▶ [Exercise prompt] Begin at the top of the records below and return each line exactly through the line with "(0,0) rectangle (819,466);". Skip pictures.

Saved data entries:
○ ○ ○ ○ ○ ○ ○

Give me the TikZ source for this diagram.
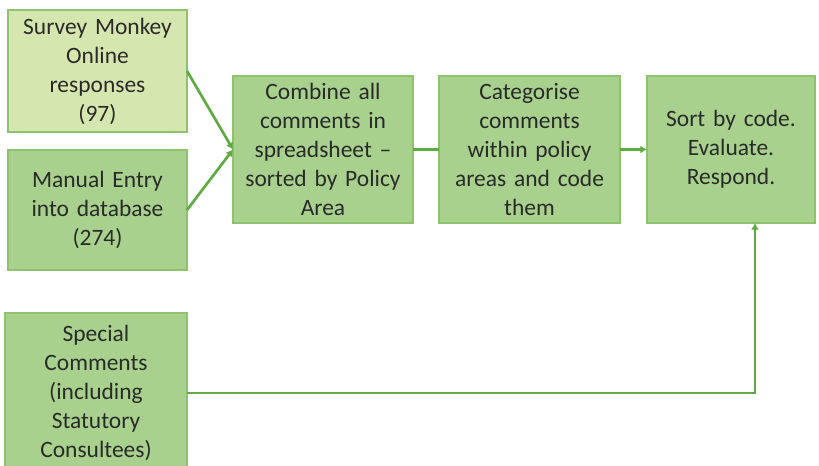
\documentclass[tikz,border=0pt]{standalone}
\usepackage{fontspec}
\setmainfont{Carlito}
\usepackage{xcolor}
\usetikzlibrary{positioning,arrows.meta}
\definecolor{boxfill}{HTML}{A9D18E}
\definecolor{lightfill}{HTML}{D5E7AE}
\definecolor{boxline}{HTML}{8DC26F}
\definecolor{linkcol}{HTML}{5EAC40}
\definecolor{txt}{HTML}{2A2A2A}

\begin{document}
\begin{tikzpicture}[x=0.75pt,y=0.75pt,every node/.style={outer sep=0pt},
    box/.style={draw=boxline,fill=boxfill,line width=0.8pt,align=center,
    text=txt,font=\fontsize{17.6}{21.75}\selectfont,inner sep=2pt},
    link/.style={draw=linkcol,line width=2pt,-{Latex[length=5pt,width=6pt]}}]

    \useasboundingbox (0,0) rectangle (819,466);

    \node[box,fill=lightfill,minimum width=179*0.75pt,minimum height=122*0.75pt,
    text width=172*0.75pt] (survey) at (97.5,395)
    {Survey Monkey\\ Online\\ responses\\ (97)};
    \node[box,minimum width=179*0.75pt,minimum height=120*0.75pt,
    text width=172*0.75pt] (manual) at (97.5,256)
    {Manual Entry\\ into database\\ (274)};
    \node[box,minimum width=180*0.75pt,minimum height=147*0.75pt,
    text width=174*0.75pt] (combine) at (323,316.5)
    {Combine all\\ comments in\\ spreadsheet --\\ sorted by Policy\\ Area};
    \node[box,minimum width=181*0.75pt,minimum height=147*0.75pt,
    text width=174*0.75pt,right=26*0.75pt of combine] (categ)
    {Categorise\\ comments\\ within policy\\ areas and code\\ them};
    \node[box,minimum width=168*0.75pt,minimum height=147*0.75pt,
    text width=162*0.75pt,right=27*0.75pt of categ] (sort)
    {Sort by code.\\ Evaluate.\\ Respond.\\[21.75pt]};
    \node[box,minimum width=182*0.75pt,minimum height=160*0.75pt,
    text width=174*0.75pt] (special) at (96,73)
    {Special\\ Comments\\ (including\\ Statutory\\ Consultees)};

    \draw[link] (survey.east) -- (combine.west);
    \draw[link] (manual.east) -- (combine.west);
    \draw[link,-] (combine) -- (categ);
    \draw[link] (categ) -- (sort);
    \draw[link] (special.east) -| ([xshift=24*0.75pt]sort.south);
\end{tikzpicture}
\end{document}
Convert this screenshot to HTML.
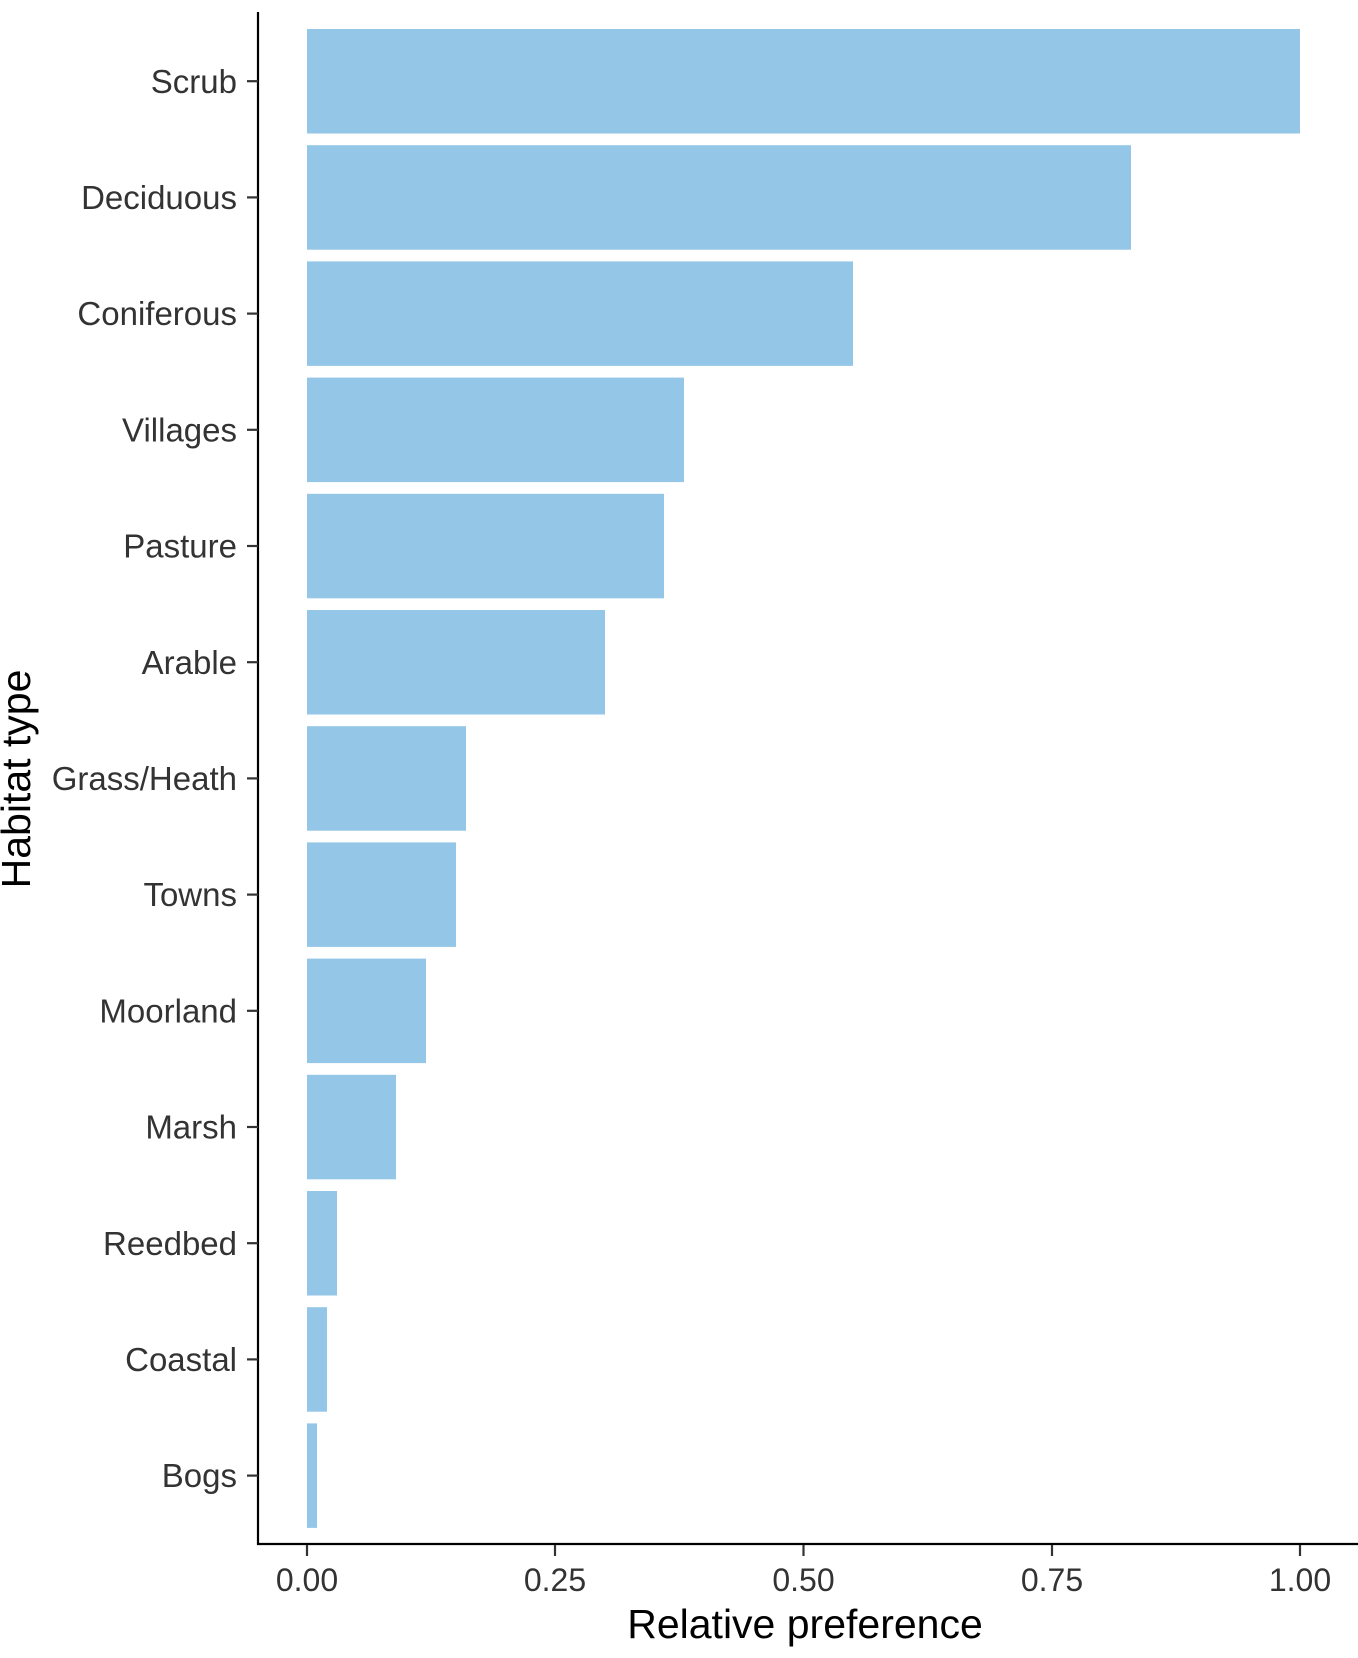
<!DOCTYPE html>
<html><head><meta charset="utf-8"><style>body{margin:0;background:#fff}</style></head><body>
<svg width="1358" height="1653" xmlns="http://www.w3.org/2000/svg" font-family="Liberation Sans, sans-serif">
<rect width="1358" height="1653" fill="#fff"/>
<g fill="#93C6E7">
<rect x="307" y="29" width="993" height="104.5"/>
<rect x="307" y="145.2" width="824" height="104.5"/>
<rect x="307" y="261.4" width="546" height="104.5"/>
<rect x="307" y="377.6" width="377" height="104.5"/>
<rect x="307" y="493.8" width="357" height="104.5"/>
<rect x="307" y="610" width="298" height="104.5"/>
<rect x="307" y="726.2" width="159" height="104.5"/>
<rect x="307" y="842.4" width="149" height="104.5"/>
<rect x="307" y="958.6" width="119" height="104.5"/>
<rect x="307" y="1074.8" width="89" height="104.5"/>
<rect x="307" y="1191" width="30" height="104.5"/>
<rect x="307" y="1307.2" width="20" height="104.5"/>
<rect x="307" y="1423.4" width="10" height="104.5"/>
</g>
<g stroke="#000" stroke-width="2.2">
<line x1="258" y1="12" x2="258" y2="1545"/>
<line x1="257" y1="1544" x2="1358" y2="1544"/>
</g>
<g stroke="#333" stroke-width="2.2">
<line x1="247" y1="81.2" x2="258" y2="81.2"/><line x1="247" y1="197.4" x2="258" y2="197.4"/><line x1="247" y1="313.6" x2="258" y2="313.6"/><line x1="247" y1="429.8" x2="258" y2="429.8"/><line x1="247" y1="546" x2="258" y2="546"/><line x1="247" y1="662.2" x2="258" y2="662.2"/><line x1="247" y1="778.4" x2="258" y2="778.4"/><line x1="247" y1="894.6" x2="258" y2="894.6"/><line x1="247" y1="1010.8" x2="258" y2="1010.8"/><line x1="247" y1="1127" x2="258" y2="1127"/><line x1="247" y1="1243.2" x2="258" y2="1243.2"/><line x1="247" y1="1359.4" x2="258" y2="1359.4"/><line x1="247" y1="1475.6" x2="258" y2="1475.6"/>
<line x1="307" y1="1545" x2="307" y2="1556"/><line x1="555" y1="1545" x2="555" y2="1556"/><line x1="803.5" y1="1545" x2="803.5" y2="1556"/><line x1="1052" y1="1545" x2="1052" y2="1556"/><line x1="1300" y1="1545" x2="1300" y2="1556"/>
</g>
<g fill="#333" font-size="33" text-anchor="end">
<text x="237" y="93">Scrub</text><text x="237" y="209">Deciduous</text><text x="237" y="325">Coniferous</text><text x="237" y="441.5">Villages</text><text x="237" y="557.5">Pasture</text><text x="237" y="674">Arable</text><text x="237" y="790">Grass/Heath</text><text x="237" y="906">Towns</text><text x="237" y="1022.5">Moorland</text><text x="237" y="1138.5">Marsh</text><text x="237" y="1255">Reedbed</text><text x="237" y="1371">Coastal</text><text x="237" y="1487">Bogs</text>
</g>
<g fill="#333" font-size="32" text-anchor="middle">
<text x="307" y="1591">0.00</text><text x="555" y="1591">0.25</text><text x="803.5" y="1591">0.50</text><text x="1052" y="1591">0.75</text><text x="1300" y="1591">1.00</text>
</g>
<text x="805" y="1638" font-size="41" text-anchor="middle" fill="#000">Relative preference</text>
<text transform="translate(30,779) rotate(-90)" font-size="41" text-anchor="middle" fill="#000">Habitat type</text>
</svg>
</body></html>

○ ○ ○ ○ ○ ○ ○

▶ [Finished answer]
Give me the TikZ source for this diagram.
\documentclass[tikz,border=0pt]{standalone}
\usepackage{fontspec}
\setmainfont{Carlito}
\usepackage{xcolor}
\usetikzlibrary{positioning,arrows.meta}
\definecolor{boxfill}{HTML}{A9D18E}
\definecolor{lightfill}{HTML}{D5E7AE}
\definecolor{boxline}{HTML}{8DC26F}
\definecolor{linkcol}{HTML}{5EAC40}
\definecolor{txt}{HTML}{2A2A2A}

\begin{document}
\begin{tikzpicture}[x=0.75pt,y=0.75pt,every node/.style={outer sep=0pt},
    box/.style={draw=boxline,fill=boxfill,line width=0.8pt,align=center,
    text=txt,font=\fontsize{17.6}{21.75}\selectfont,inner sep=2pt},
    link/.style={draw=linkcol,line width=2pt,-{Latex[length=5pt,width=6pt]}}]

    \useasboundingbox (0,0) rectangle (819,466);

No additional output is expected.